The original plan for Syrnet called for standard 1–1.5 kilowatt relay antennas to broadcast over sizable parts of the country. The financial and practical challenges associated with their installation, maintenance, and operation led MiCT to explore the deployment of a larger number of small transmitters rather than small number of large ones, eventually leading to the development of Pocket FM.

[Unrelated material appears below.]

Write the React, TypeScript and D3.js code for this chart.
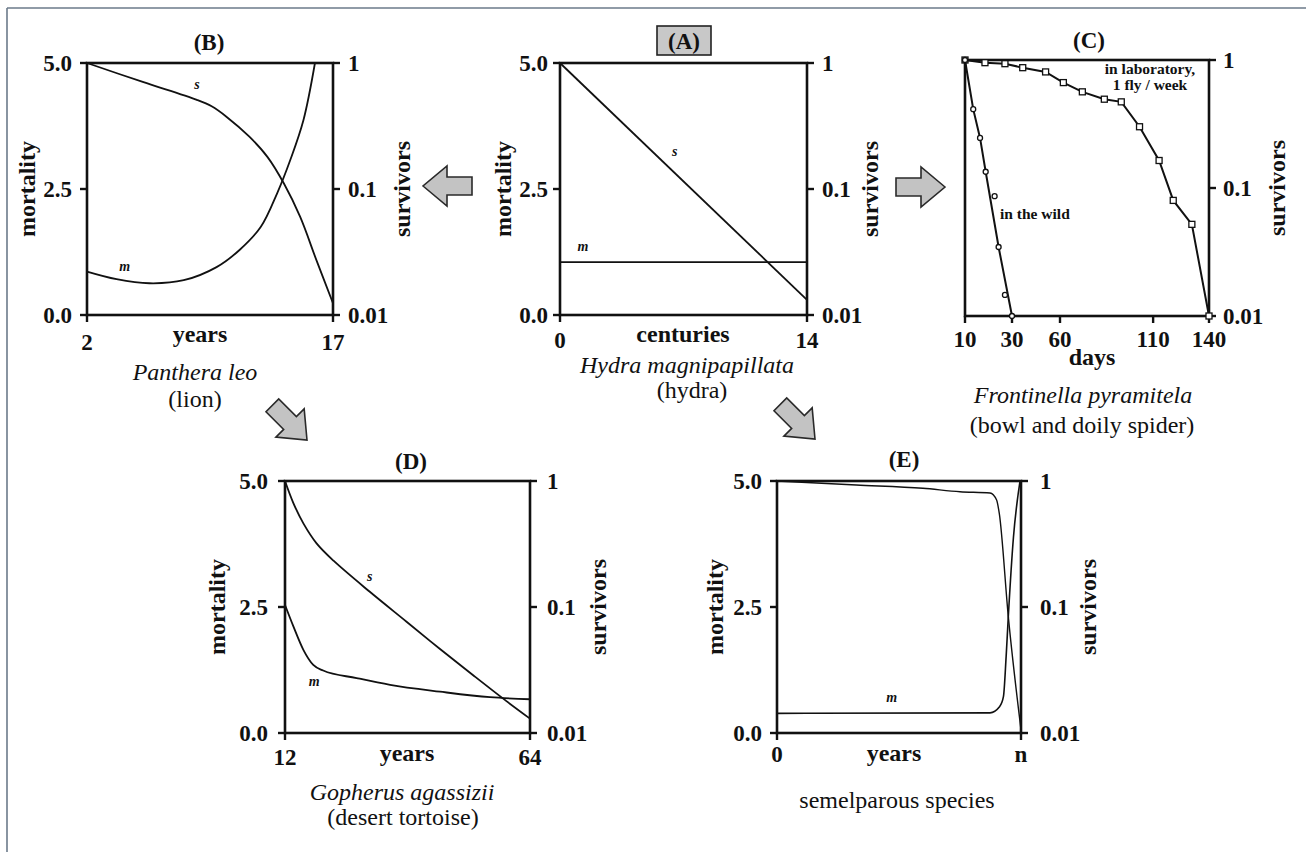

Pocket FM is a small, portable radio transmitter developed by MiCT in collaboration with Germany-based design firm IXDS. Due to its small size and design, it looks more like a receiver than a transmitter, making it more difficult to detect, sabotage, or hijack, and much cheaper to run. As of January 2016 Syrnet operates through twelve Pocket FM transmitters, each of which is capable of reaching up to six kilometers, and five larger relays. The Pocket FM units, which can run on solar power or an automobile's 12-volt battery, are equipped with built-in satellite receivers to pick up the Syrnet feed and broadcast it over-the-air.

MiCT collaborates with Syrian activists, journalists, and logistical experts to bring the devices into the country.

==Programming==
Syrnet airs a blend of content produced in the area around the station, created by stations in other parts of the country, and external programming. Broadcasts include information about the opening and closing of borders, the status of refugees and asylum policies, market prices, regional status updates, and even some entertainment.

Contributions to Syrnet are evaluated to ensure they meet journalistic standards. The organization is committed to moderate opposition and avoids providing a platform for extremists on any side.